Transition is tough. Nobody leaves a broker/dealer (BD) they’re happy with. In fact, the pain you’re experiencing with your current BD has to exceed the pain of moving on, especially since the old days of “block” transfers are long gone. Today’s transitions are like going through a divorce and remarriage in 30 days with 300 children, but at some point, you may realize it’s worth it. Here are 10 things to consider before notifying your current BD of your intent to move on.
1. Make a firm decision. This may sound simplistic, but it’s essential. All too often, advisors think about leaving their BD and start checking into options. Then they begin to stew over all the paperwork, the effect of a change on their clients, the interruption to their business, etc., taking it all the way to the five-yard line without going for the score. After all that effort, they end up staying with their current BD and their practice often begins a slow death spiral. The point is, be decisive. Either move on to greener pastures or stay where you are and add more water. Both are good decisions. Anything else is a recipe for disaster.
2. Identify your new home. This is no easy task. You must take your time and do your due diligence. Every BD has a unique culture and set of offerings, so consider everything they provide, not just payout or incentive summary.
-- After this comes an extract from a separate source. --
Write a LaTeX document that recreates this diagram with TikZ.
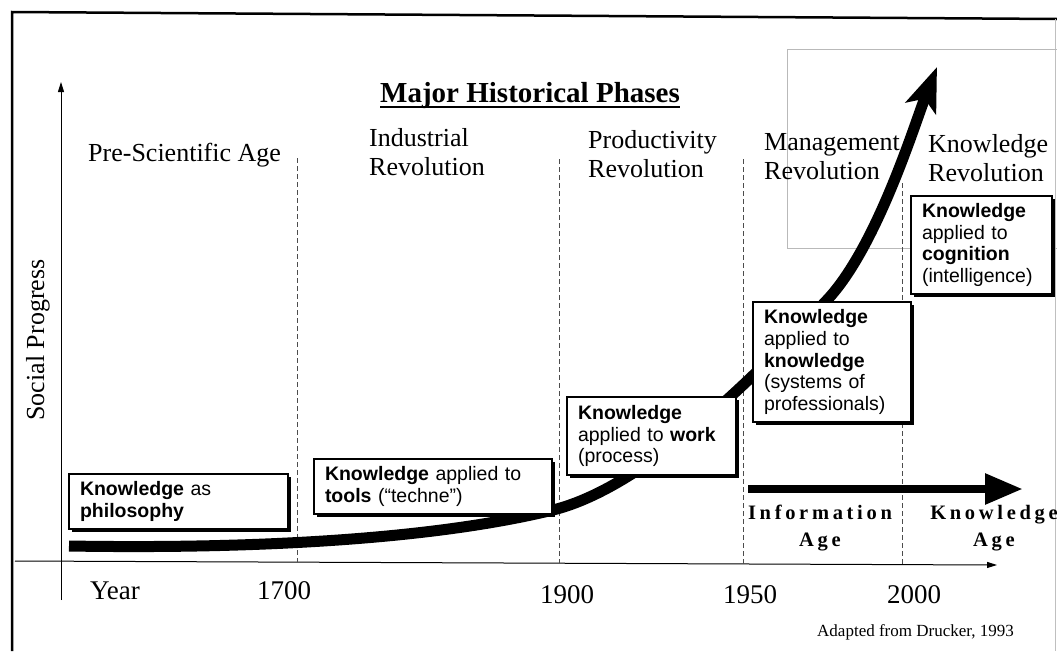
\documentclass[tikz,border=0pt]{standalone}
\usepackage{fontspec}
\setmainfont{Liberation Serif}
\newfontfamily\boxfont{Liberation Sans}
\newfontfamily\spacedfont[LetterSpace=18]{Liberation Serif}
\usetikzlibrary{arrows.meta,shadows}
\begin{document}
\begin{tikzpicture}[x=1pt,y=-1pt,
  phase/.style={anchor=base west, align=left, inner sep=0pt, font=\fontsize{26}{29}\selectfont},
  yearlabel/.style={anchor=base west, inner sep=0pt, font=\fontsize{27}{30}\selectfont},
  kbox/.style={draw, line width=1.2pt, fill=white, anchor=north west, align=left,
    inner ysep=0pt, inner xsep=11pt, outer sep=0pt,
    font=\boxfont\fontsize{19.5}{21.7}\selectfont,
    drop shadow={shadow xshift=3pt, shadow yshift=-3pt, opacity=1, fill=black}},
  agelabel/.style={align=center, inner sep=0pt, anchor=base, font=\spacedfont\bfseries\fontsize{20.5}{27}\selectfont},
  divider/.style={draw=black!70, line width=0.8pt, dash pattern=on 5pt off 3pt},
  axisline/.style={line width=1pt, -{Triangle[length=10pt,width=6pt]}},
]
\useasboundingbox (0,0) rectangle (1057,651);
\fill[white] (0,0) rectangle (1057,651);

% frame
\coordinate (fTL) at (12,12);
\coordinate (fTR) at (1057,19);
\coordinate (fBL) at (12,651);
\coordinate (fRT) at (1055,19);
\coordinate (fRB) at (1055,651);
\draw[line width=2.5pt] (fBL) -- (fTL) -- (fTR);
\draw[gray!50, line width=0.6pt] (fRT) -- (fRB);

% light rectangle
\coordinate (rA) at (787,49);
\coordinate (rB) at (1060,248);
\draw[gray!55, line width=0.7pt] (rA) rectangle (rB);

% axes
\coordinate (yA) at (61,600);
\coordinate (yB) at (61,82);
\coordinate (xA) at (15,561);
\coordinate (xB) at (997,565);
\draw[axisline] (yA) -- (yB);
\draw[axisline] (xA) -- (xB);

% dividers
\coordinate (d1t) at (297,158); \coordinate (d1b) at (297,562);
\coordinate (d2t) at (559,159); \coordinate (d2b) at (559,563);
\coordinate (d3t) at (743,159); \coordinate (d3b) at (743,564);
\coordinate (d4t) at (902,183); \coordinate (d4b) at (902,565);
\draw[divider] (d1t) -- (d1b);
\draw[divider] (d2t) -- (d2b);
\draw[divider] (d3t) -- (d3b);
\draw[divider] (d4t) -- (d4b);

% title
\node[font=\bfseries\fontsize{29}{34}\selectfont, anchor=base, inner sep=0pt] (title) at (530,102) {Major Historical Phases};
\draw[line width=2pt] ([yshift=-5pt]title.base west) -- ([yshift=-5pt]title.base east);

% phase labels (anchor = baseline of last line)
\node[phase] (pre) at (88,161) {Pre-Scientific Age};
\node[phase] (ind) at (369,175) {Industrial\\Revolution};
\node[phase] (prod) at (588,177) {Productivity\\Revolution};
\node[phase] (mgmt) at (764,179) {Management\\Revolution};
\node[phase] (krev) at (928,181) {Knowledge\\Revolution};

% axis label
\node[rotate=90, font=\fontsize{26}{29}\selectfont, inner sep=0pt] (sp) at (38,340) {Social Progress};

% growth curve
\coordinate (c1) at (69,546);
\coordinate (c4) at (553,510);
\coordinate (c7) at (827,300);
\coordinate (c11) at (937,67);
\draw[line width=11pt, -{Stealth[length=44pt,width=32pt,inset=10pt]}]
  (c1) .. controls (250,549) and (430,540) .. (c4)
       .. controls (650,486) and (767,364) .. (c7)
       .. controls (877,247) and (915,123) .. (c11);

% boxes
\node[kbox, text width=197pt, minimum height=55pt] (b1) at (69,474)
  {\textbf{Knowledge} as\\\textbf{philosophy}};
\node[kbox, text width=216pt, minimum height=55pt] (b2) at (314,459)
  {\textbf{Knowledge} applied to\\\textbf{tools} (“techne”)};
\node[kbox, text width=147pt, minimum height=78pt] (b3) at (567,397)
  {\textbf{Knowledge}\\applied to \textbf{work}\\(process)};
\node[kbox, text width=136pt, minimum height=120pt] (b4) at (753,302)
  {\textbf{Knowledge}\\applied to\\\textbf{knowledge}\\(systems of\\professionals)};
\node[kbox, text width=119pt, minimum height=98pt] (b5) at (911,196)
  {\textbf{Knowledge}\\applied to\\\textbf{cognition}\\(intelligence)};

% information age arrow
\coordinate (ia0) at (748,489);
\coordinate (ia1) at (1023,489);
\draw[line width=8.5pt, -{Triangle[length=38pt,width=29pt]}] (ia0) -- (ia1);
\node[agelabel] (iage) at (820,546) {Information\\Age};
\node[agelabel] (kage) at (994,546) {Knowledge\\Age};

% years
\node[yearlabel] (yr) at (90,599) {Year};
\node[yearlabel] (y1700) at (257,599) {1700};
\node[yearlabel] (y1900) at (540,603) {1900};
\node[yearlabel] (y1950) at (723,603) {1950};
\node[yearlabel] (y2000) at (887,603) {2000};

% source
\node[anchor=base west, font=\fontsize{17}{20}\selectfont, inner sep=0pt] (src) at (817,636) {Adapted from Drucker, 1993};
\end{tikzpicture}
\end{document}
Be sure their culture is in line with yours, because once the “honeymoon” phase is over, you’ll have to work with their people and processes for a long time. You don’t want to set yourself—or your clients—up for another divorce.
3. Read and understand your rep agreement. That document you signed years ago not only outlines your obligations to the firm while employed, it also outlines your obligations—and theirs—upon resignation. It’s important that you understand and abide by their pre-notice requirement. Many agreements require a 30-day pre-notice on either party. This protects both you and them from an immediate termination. This agreement should also outline their obligations regarding payment of commissions post-termination. With that in mind, it’s always best to set your termination date after any large, recurring commissions. For example, if you receive large deposits at the end of each calendar quarter, your termination date should be after those are typically received.